[BRIEF]: Transcribe every line exactly and omit anything that is a picture.

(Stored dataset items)
● ● ● ●

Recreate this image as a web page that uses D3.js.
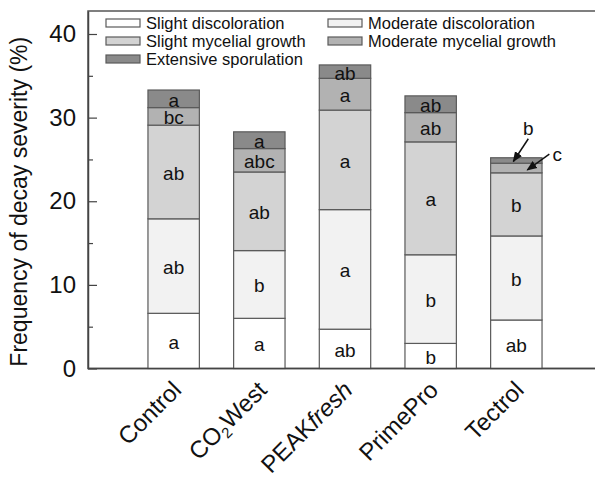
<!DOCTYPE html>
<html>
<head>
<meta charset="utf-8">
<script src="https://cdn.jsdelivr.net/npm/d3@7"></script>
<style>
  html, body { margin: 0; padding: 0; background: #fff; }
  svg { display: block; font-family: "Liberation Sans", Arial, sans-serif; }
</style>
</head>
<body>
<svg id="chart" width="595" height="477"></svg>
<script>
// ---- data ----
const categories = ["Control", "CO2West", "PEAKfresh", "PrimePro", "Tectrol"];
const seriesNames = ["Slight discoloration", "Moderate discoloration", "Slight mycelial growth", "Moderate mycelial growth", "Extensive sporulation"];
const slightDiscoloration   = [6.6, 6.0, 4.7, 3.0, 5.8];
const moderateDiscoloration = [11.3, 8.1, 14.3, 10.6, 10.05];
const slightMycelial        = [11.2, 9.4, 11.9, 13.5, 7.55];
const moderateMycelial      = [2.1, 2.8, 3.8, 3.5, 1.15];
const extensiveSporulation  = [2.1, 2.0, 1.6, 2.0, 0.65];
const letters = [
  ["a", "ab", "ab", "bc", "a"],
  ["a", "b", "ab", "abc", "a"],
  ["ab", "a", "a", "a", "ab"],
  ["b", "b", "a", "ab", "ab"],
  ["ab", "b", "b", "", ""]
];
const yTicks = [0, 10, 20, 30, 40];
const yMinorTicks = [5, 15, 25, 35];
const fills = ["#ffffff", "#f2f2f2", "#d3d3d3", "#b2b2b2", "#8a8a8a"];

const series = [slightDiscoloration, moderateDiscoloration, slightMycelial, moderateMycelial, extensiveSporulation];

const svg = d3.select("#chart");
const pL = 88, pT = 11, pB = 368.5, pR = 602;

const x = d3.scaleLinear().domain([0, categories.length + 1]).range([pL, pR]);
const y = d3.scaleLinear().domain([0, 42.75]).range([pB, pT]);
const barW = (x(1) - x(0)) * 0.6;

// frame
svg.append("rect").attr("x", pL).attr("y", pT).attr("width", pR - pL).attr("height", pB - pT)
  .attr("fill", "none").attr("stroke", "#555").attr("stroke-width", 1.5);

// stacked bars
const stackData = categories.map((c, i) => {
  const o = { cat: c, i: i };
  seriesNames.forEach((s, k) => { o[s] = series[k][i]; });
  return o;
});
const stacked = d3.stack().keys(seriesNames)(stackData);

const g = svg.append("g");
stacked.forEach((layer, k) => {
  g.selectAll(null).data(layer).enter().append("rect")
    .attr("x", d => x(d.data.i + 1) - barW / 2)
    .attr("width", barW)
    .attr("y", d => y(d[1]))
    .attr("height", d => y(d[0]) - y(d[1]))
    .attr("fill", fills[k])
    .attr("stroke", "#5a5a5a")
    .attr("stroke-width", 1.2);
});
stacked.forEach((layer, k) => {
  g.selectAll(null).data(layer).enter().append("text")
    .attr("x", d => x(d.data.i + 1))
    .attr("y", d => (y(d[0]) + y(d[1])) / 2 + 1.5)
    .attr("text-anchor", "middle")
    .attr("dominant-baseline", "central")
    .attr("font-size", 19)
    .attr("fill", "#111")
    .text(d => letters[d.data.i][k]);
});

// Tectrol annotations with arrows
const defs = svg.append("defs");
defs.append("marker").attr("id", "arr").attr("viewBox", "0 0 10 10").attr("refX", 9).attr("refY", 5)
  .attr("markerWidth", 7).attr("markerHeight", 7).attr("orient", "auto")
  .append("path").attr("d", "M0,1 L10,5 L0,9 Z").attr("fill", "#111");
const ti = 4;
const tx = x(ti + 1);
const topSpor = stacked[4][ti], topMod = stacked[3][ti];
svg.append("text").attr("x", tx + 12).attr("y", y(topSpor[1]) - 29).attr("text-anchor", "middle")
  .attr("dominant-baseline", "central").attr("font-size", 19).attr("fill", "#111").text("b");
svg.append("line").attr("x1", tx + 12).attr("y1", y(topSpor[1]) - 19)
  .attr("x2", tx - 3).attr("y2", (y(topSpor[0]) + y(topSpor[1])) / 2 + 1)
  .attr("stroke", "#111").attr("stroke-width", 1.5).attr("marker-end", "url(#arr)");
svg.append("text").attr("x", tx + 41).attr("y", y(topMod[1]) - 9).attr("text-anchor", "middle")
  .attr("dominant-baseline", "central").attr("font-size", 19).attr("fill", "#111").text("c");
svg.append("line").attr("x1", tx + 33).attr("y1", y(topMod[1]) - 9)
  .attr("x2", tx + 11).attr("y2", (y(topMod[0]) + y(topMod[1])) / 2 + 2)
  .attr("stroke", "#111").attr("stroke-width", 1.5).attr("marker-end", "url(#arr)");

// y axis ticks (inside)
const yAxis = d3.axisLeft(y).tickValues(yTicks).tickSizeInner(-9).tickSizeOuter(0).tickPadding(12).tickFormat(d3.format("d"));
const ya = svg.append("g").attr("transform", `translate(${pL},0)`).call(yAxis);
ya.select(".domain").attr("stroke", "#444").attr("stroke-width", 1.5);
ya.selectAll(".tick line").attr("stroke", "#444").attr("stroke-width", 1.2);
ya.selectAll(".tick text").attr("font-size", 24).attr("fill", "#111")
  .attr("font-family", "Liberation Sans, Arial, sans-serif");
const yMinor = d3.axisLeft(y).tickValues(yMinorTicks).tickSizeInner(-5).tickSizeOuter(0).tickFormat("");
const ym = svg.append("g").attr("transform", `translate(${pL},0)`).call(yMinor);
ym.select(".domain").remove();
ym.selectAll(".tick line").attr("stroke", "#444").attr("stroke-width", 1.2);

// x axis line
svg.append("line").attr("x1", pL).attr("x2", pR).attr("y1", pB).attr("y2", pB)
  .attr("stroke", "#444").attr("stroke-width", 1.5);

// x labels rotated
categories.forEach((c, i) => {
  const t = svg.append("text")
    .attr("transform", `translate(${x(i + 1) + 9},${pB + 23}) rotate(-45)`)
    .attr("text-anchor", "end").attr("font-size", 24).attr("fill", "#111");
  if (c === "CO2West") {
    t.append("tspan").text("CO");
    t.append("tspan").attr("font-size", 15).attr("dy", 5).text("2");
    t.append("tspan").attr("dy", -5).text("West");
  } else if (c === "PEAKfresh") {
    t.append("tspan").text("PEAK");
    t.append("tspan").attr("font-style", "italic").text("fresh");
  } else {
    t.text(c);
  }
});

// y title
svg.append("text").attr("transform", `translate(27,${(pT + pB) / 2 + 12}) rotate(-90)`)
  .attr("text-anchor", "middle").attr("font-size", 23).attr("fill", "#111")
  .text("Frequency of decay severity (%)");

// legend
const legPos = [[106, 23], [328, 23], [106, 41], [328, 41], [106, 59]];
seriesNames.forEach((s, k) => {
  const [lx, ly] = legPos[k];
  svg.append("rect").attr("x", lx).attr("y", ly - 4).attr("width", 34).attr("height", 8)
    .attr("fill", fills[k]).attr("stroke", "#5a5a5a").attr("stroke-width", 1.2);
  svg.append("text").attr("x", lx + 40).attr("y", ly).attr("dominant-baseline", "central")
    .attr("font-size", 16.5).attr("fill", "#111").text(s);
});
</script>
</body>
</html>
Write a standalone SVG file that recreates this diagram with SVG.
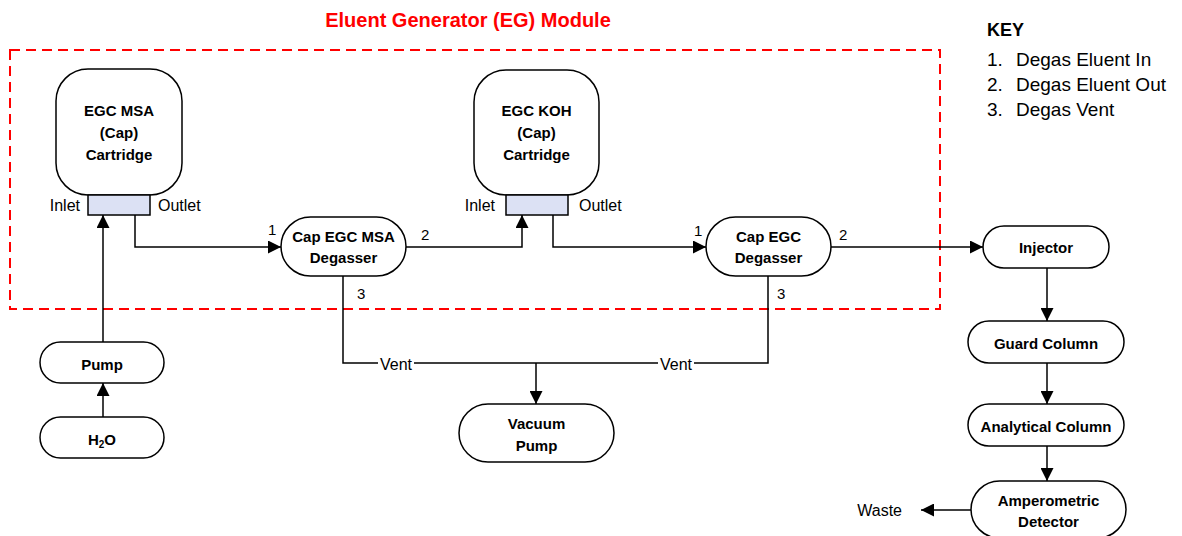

● ● ● ●

[OUTPUT OF THE EXERCISE]:
Recreate this image as a web page that uses D3.js.
<!DOCTYPE html>
<html>
<head>
<meta charset="utf-8">
<script src="https://cdn.jsdelivr.net/npm/d3@7"></script>
<style>
  html, body { margin: 0; padding: 0; background: #fff; }
  svg { display: block; font-family: "Liberation Sans", Arial, sans-serif; }
</style>
</head>
<body>
<svg id="chart" width="595" height="477"></svg>
<script>
// ---- data ----
const categories = ["Control", "CO2West", "PEAKfresh", "PrimePro", "Tectrol"];
const seriesNames = ["Slight discoloration", "Moderate discoloration", "Slight mycelial growth", "Moderate mycelial growth", "Extensive sporulation"];
const slightDiscoloration   = [6.6, 6.0, 4.7, 3.0, 5.8];
const moderateDiscoloration = [11.3, 8.1, 14.3, 10.6, 10.05];
const slightMycelial        = [11.2, 9.4, 11.9, 13.5, 7.55];
const moderateMycelial      = [2.1, 2.8, 3.8, 3.5, 1.15];
const extensiveSporulation  = [2.1, 2.0, 1.6, 2.0, 0.65];
const letters = [
  ["a", "ab", "ab", "bc", "a"],
  ["a", "b", "ab", "abc", "a"],
  ["ab", "a", "a", "a", "ab"],
  ["b", "b", "a", "ab", "ab"],
  ["ab", "b", "b", "", ""]
];
const yTicks = [0, 10, 20, 30, 40];
const yMinorTicks = [5, 15, 25, 35];
const fills = ["#ffffff", "#f2f2f2", "#d3d3d3", "#b2b2b2", "#8a8a8a"];

const series = [slightDiscoloration, moderateDiscoloration, slightMycelial, moderateMycelial, extensiveSporulation];

const svg = d3.select("#chart");
const pL = 88, pT = 11, pB = 368.5, pR = 602;

const x = d3.scaleLinear().domain([0, categories.length + 1]).range([pL, pR]);
const y = d3.scaleLinear().domain([0, 42.75]).range([pB, pT]);
const barW = (x(1) - x(0)) * 0.6;

// frame
svg.append("rect").attr("x", pL).attr("y", pT).attr("width", pR - pL).attr("height", pB - pT)
  .attr("fill", "none").attr("stroke", "#555").attr("stroke-width", 1.5);

// stacked bars
const stackData = categories.map((c, i) => {
  const o = { cat: c, i: i };
  seriesNames.forEach((s, k) => { o[s] = series[k][i]; });
  return o;
});
const stacked = d3.stack().keys(seriesNames)(stackData);

const g = svg.append("g");
stacked.forEach((layer, k) => {
  g.selectAll(null).data(layer).enter().append("rect")
    .attr("x", d => x(d.data.i + 1) - barW / 2)
    .attr("width", barW)
    .attr("y", d => y(d[1]))
    .attr("height", d => y(d[0]) - y(d[1]))
    .attr("fill", fills[k])
    .attr("stroke", "#5a5a5a")
    .attr("stroke-width", 1.2);
});
stacked.forEach((layer, k) => {
  g.selectAll(null).data(layer).enter().append("text")
    .attr("x", d => x(d.data.i + 1))
    .attr("y", d => (y(d[0]) + y(d[1])) / 2 + 1.5)
    .attr("text-anchor", "middle")
    .attr("dominant-baseline", "central")
    .attr("font-size", 19)
    .attr("fill", "#111")
    .text(d => letters[d.data.i][k]);
});

// Tectrol annotations with arrows
const defs = svg.append("defs");
defs.append("marker").attr("id", "arr").attr("viewBox", "0 0 10 10").attr("refX", 9).attr("refY", 5)
  .attr("markerWidth", 7).attr("markerHeight", 7).attr("orient", "auto")
  .append("path").attr("d", "M0,1 L10,5 L0,9 Z").attr("fill", "#111");
const ti = 4;
const tx = x(ti + 1);
const topSpor = stacked[4][ti], topMod = stacked[3][ti];
svg.append("text").attr("x", tx + 12).attr("y", y(topSpor[1]) - 29).attr("text-anchor", "middle")
  .attr("dominant-baseline", "central").attr("font-size", 19).attr("fill", "#111").text("b");
svg.append("line").attr("x1", tx + 12).attr("y1", y(topSpor[1]) - 19)
  .attr("x2", tx - 3).attr("y2", (y(topSpor[0]) + y(topSpor[1])) / 2 + 1)
  .attr("stroke", "#111").attr("stroke-width", 1.5).attr("marker-end", "url(#arr)");
svg.append("text").attr("x", tx + 41).attr("y", y(topMod[1]) - 9).attr("text-anchor", "middle")
  .attr("dominant-baseline", "central").attr("font-size", 19).attr("fill", "#111").text("c");
svg.append("line").attr("x1", tx + 33).attr("y1", y(topMod[1]) - 9)
  .attr("x2", tx + 11).attr("y2", (y(topMod[0]) + y(topMod[1])) / 2 + 2)
  .attr("stroke", "#111").attr("stroke-width", 1.5).attr("marker-end", "url(#arr)");

// y axis ticks (inside)
const yAxis = d3.axisLeft(y).tickValues(yTicks).tickSizeInner(-9).tickSizeOuter(0).tickPadding(12).tickFormat(d3.format("d"));
const ya = svg.append("g").attr("transform", `translate(${pL},0)`).call(yAxis);
ya.select(".domain").attr("stroke", "#444").attr("stroke-width", 1.5);
ya.selectAll(".tick line").attr("stroke", "#444").attr("stroke-width", 1.2);
ya.selectAll(".tick text").attr("font-size", 24).attr("fill", "#111")
  .attr("font-family", "Liberation Sans, Arial, sans-serif");
const yMinor = d3.axisLeft(y).tickValues(yMinorTicks).tickSizeInner(-5).tickSizeOuter(0).tickFormat("");
const ym = svg.append("g").attr("transform", `translate(${pL},0)`).call(yMinor);
ym.select(".domain").remove();
ym.selectAll(".tick line").attr("stroke", "#444").attr("stroke-width", 1.2);

// x axis line
svg.append("line").attr("x1", pL).attr("x2", pR).attr("y1", pB).attr("y2", pB)
  .attr("stroke", "#444").attr("stroke-width", 1.5);

// x labels rotated
categories.forEach((c, i) => {
  const t = svg.append("text")
    .attr("transform", `translate(${x(i + 1) + 9},${pB + 23}) rotate(-45)`)
    .attr("text-anchor", "end").attr("font-size", 24).attr("fill", "#111");
  if (c === "CO2West") {
    t.append("tspan").text("CO");
    t.append("tspan").attr("font-size", 15).attr("dy", 5).text("2");
    t.append("tspan").attr("dy", -5).text("West");
  } else if (c === "PEAKfresh") {
    t.append("tspan").text("PEAK");
    t.append("tspan").attr("font-style", "italic").text("fresh");
  } else {
    t.text(c);
  }
});

// y title
svg.append("text").attr("transform", `translate(27,${(pT + pB) / 2 + 12}) rotate(-90)`)
  .attr("text-anchor", "middle").attr("font-size", 23).attr("fill", "#111")
  .text("Frequency of decay severity (%)");

// legend
const legPos = [[106, 23], [328, 23], [106, 41], [328, 41], [106, 59]];
seriesNames.forEach((s, k) => {
  const [lx, ly] = legPos[k];
  svg.append("rect").attr("x", lx).attr("y", ly - 4).attr("width", 34).attr("height", 8)
    .attr("fill", fills[k]).attr("stroke", "#5a5a5a").attr("stroke-width", 1.2);
  svg.append("text").attr("x", lx + 40).attr("y", ly).attr("dominant-baseline", "central")
    .attr("font-size", 16.5).attr("fill", "#111").text(s);
});
</script>
</body>
</html>
Write a standalone SVG file that recreates this diagram with SVG.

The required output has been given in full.